Police to arrest sex ring perpetrators, governor this month
Police are seeking court warrants for the arrest of seven more suspects, including the governor of Mae Hong Son, this month for their alleged involvement in trading underage girls for sex in the northern province.
The suspects range from state officials to teachers and even a tofu seller, deputy national police chief Srivara Ransibrahmanakul said Tuesday.
Mae Hong Son governor Suebsak Iamwicharn has been implicated as one of the officials involved in the scandal. He is believed to have links with human trafficking operations, an issue that has long shone a negative light on Thailand.
The prostitution ring was exposed after complaints were made by Mae Sariang assistant district chief, Boonyarit Nipawanit, who accused Mr Suebsak of ignoring his duty in preventing girls from being trafficked into prostitution.
The Interior Ministry has not pointed the finger at any particular officials under its supervision, pending its ongoing probe. Meanwhile victims who were earlier questioned by police showed no suspicious behaviour when they underwent a lie detector test.
Police investigators are handling the case carefully to ensure fairness for both sides, Pol Gen Srivara said.
He could not say when exactly investigators will arrest, or summon, the seven suspects, but action "must be taken this month," the deputy national police chief insisted.
The scandal is causing ripple effects across the state and public sectors.

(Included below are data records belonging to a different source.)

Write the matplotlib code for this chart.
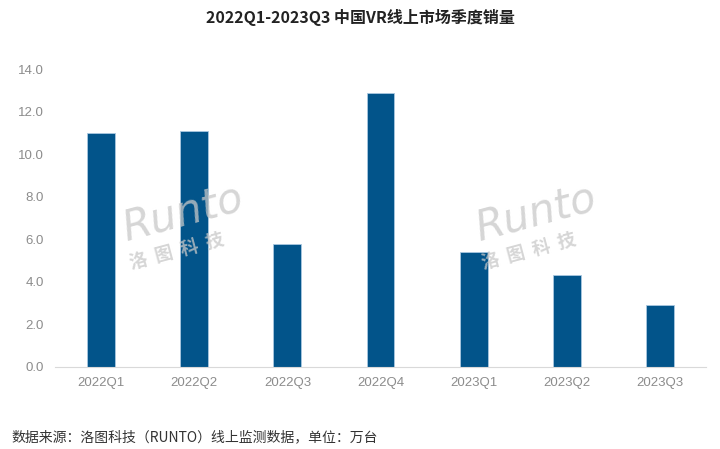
import matplotlib
matplotlib.use('Agg')
import matplotlib.pyplot as plt
from matplotlib.ticker import FormatStrFormatter

plt.rcParams['font.family'] = ['Noto Sans CJK SC', 'DejaVu Sans']

quarters = ['2022Q1', '2022Q2', '2022Q3', '2022Q4', '2023Q1', '2023Q2', '2023Q3']
sales = [11.0, 11.1, 5.8, 12.9, 5.4, 4.3, 2.9]

title = '2022Q1-2023Q3 中国VR线上市场季度销量'
source = '数据来源：洛图科技（RUNTO）线上监测数据，单位：万台'

fig = plt.figure(figsize=(7.2, 4.49), dpi=100)
ax = fig.add_axes([0.076, 0.183, 0.905, 0.663])

x = range(len(quarters))
ax.bar(x, sales, width=0.3, color='#02548A', edgecolor='#a9c8e0', linewidth=0.6, zorder=2)

ax.set_xlim(-0.5, len(quarters) - 0.5)
ax.set_ylim(0, 14)
ax.set_yticks([0, 2, 4, 6, 8, 10, 12, 14])
ax.yaxis.set_major_formatter(FormatStrFormatter('%.1f'))
ax.set_xticks(list(x))
ax.set_xticklabels(quarters)
ax.tick_params(axis='both', length=0, colors='#8c8c8c', labelsize=9.5)
ax.tick_params(axis='x', pad=7)
ax.tick_params(axis='y', pad=8)
for lbl in ax.get_xticklabels() + ax.get_yticklabels():
    lbl.set_family('Liberation Sans')

for side in ['top', 'right', 'left']:
    ax.spines[side].set_visible(False)
ax.spines['bottom'].set_color('#d9d9d9')
ax.spines['bottom'].set_linewidth(0.8)

# watermarks
for wx, wy in [(0.255, 0.525), (0.745, 0.525)]:
    fig.text(wx, wy, 'Runto', fontsize=30, color='#c8c8c8', alpha=0.75, style='italic',
             rotation=15, ha='center', va='center', family='DejaVu Sans', zorder=5)
    fig.text(wx - 0.01, wy - 0.085, '洛  图  科  技', fontsize=13, fontweight='bold',
             color='#c8c8c8', alpha=0.75, rotation=15, ha='center', va='center', zorder=5)

fig.text(0.5, 0.962, title, ha='center', va='center', fontsize=11.5,
         fontweight='bold', color='#222222')
fig.text(0.016, 0.027, source, ha='left', va='center', fontsize=10, color='#333333')

plt.savefig('out.png', dpi=100)
plt.close(fig)
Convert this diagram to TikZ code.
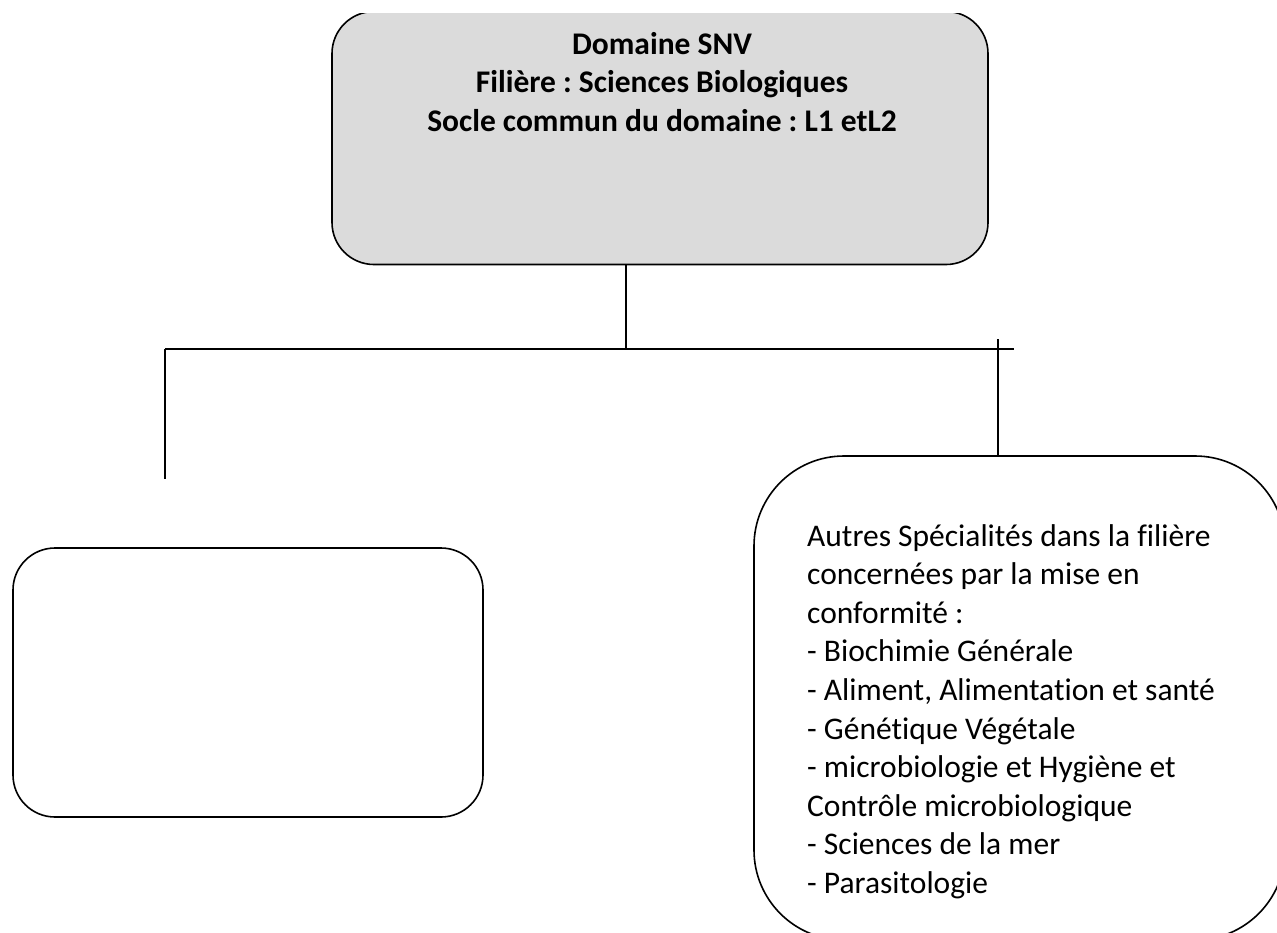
\documentclass[tikz,border=0pt]{standalone}
\usepackage{fontspec}
\setmainfont{Carlito}[Ligatures=NoCommon]
\frenchspacing
\definecolor{boxgray}{HTML}{DBDBDB}
\tikzset{
  conn/.style={line width=1.6pt, black},
  boxline/.style={draw=black, line width=1.6pt, rectangle, inner sep=0pt},
  bigtxt/.style={inner sep=0pt, font=\fontsize{31.5}{38.6}\selectfont}
}
\begin{document}
\begin{tikzpicture}[x=1pt,y=-1pt]
\useasboundingbox (0,0) rectangle (1277,932);
\begin{scope}
\clip (0,13.5) rectangle (1277,932);
% top box
\node[boxline, fill=boxgray, rounded corners=42pt, minimum width=656pt, minimum height=253pt] (top) at (660,138) {};
\node[bigtxt, anchor=north, align=center, font=\fontsize{31.5}{38.6}\selectfont\bfseries] (toptxt) at (662,32)
  {Domaine SNV\\Filière : Sciences Biologiques\\Socle commun du domaine : L1 etL2};
% left box
\node[boxline, rounded corners=42pt, minimum width=470pt, minimum height=269pt] (left) at (248,682.5) {};
% right box
\node[boxline, rounded corners=90pt, minimum width=531pt, minimum height=484pt] (right) at (1019.5,698) {};
\node[bigtxt, anchor=north west, align=left] (righttxt) at (807,524)
  {Autres Spécialités dans la filière\\concernées par la mise en\\conformité :\\- Biochimie Générale\\- Aliment, Alimentation et santé\\- Génétique Végétale\\- microbiologie et Hygiène et\\Contrôle microbiologique\\- Sciences de la mer\\- Parasitologie};
% connectors
\coordinate (ctop) at (626,264);
\coordinate (hl) at (165,349);
\coordinate (hr) at (1014,349);
\coordinate (lend) at (165,479);
\coordinate (rtop) at (998,339);
\draw[conn] (ctop) -- (ctop |- hl);
\draw[conn] (hl) -- (hr);
\draw[conn] (hl) -- (lend);
\draw[conn] (rtop) -- (right.north -| rtop);
\end{scope}
\end{tikzpicture}
\end{document}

While police have been alerted to crackdowns on human trafficking, civic groups have questioned the way the cases have been handled.
Mr Boonyarit, who is also chairman of the Federation of Assistant District Chiefs of Thailand, has been at the centre of much of the criticism, accused of withholding crucial information.
It was reported that Mr Boonyarit has been transferred to work with the provincial administration unit and the branch office of the Internal Security Operations Command in Mae Hong Son's Muang district for his own safety, after locals became incensed by his handling of the case.
It was recently reported that Mr Boonyarit said some evidence "got lost" en route to the National Anti-Corruption Commission (NACC) and other state agencies, according to his examination of the case.
The evidence, which includes accounts of underage victims being lured into the sex trade in the province, implicates both state officials and police officers, Mr Boonyarit added.
Informed of the transfer order, Mr Boonyarit reacted coolly Tuesday, saying that is "good" because he will not have to travel far to discuss the scandal with the provincial office of the NACC in Muang district.
He said he wants the NACC to look into the case and consider taking legal action against Mr Suebsak for his inability to monitor and prevent the sex trade in the province.
Earlier he mentioned the "unofficial tradition" of offering sexual services to please senior officials newly assigned to work in an area.
The girls were wheeled out at parties as offerings to such officials and referred to as "dessert".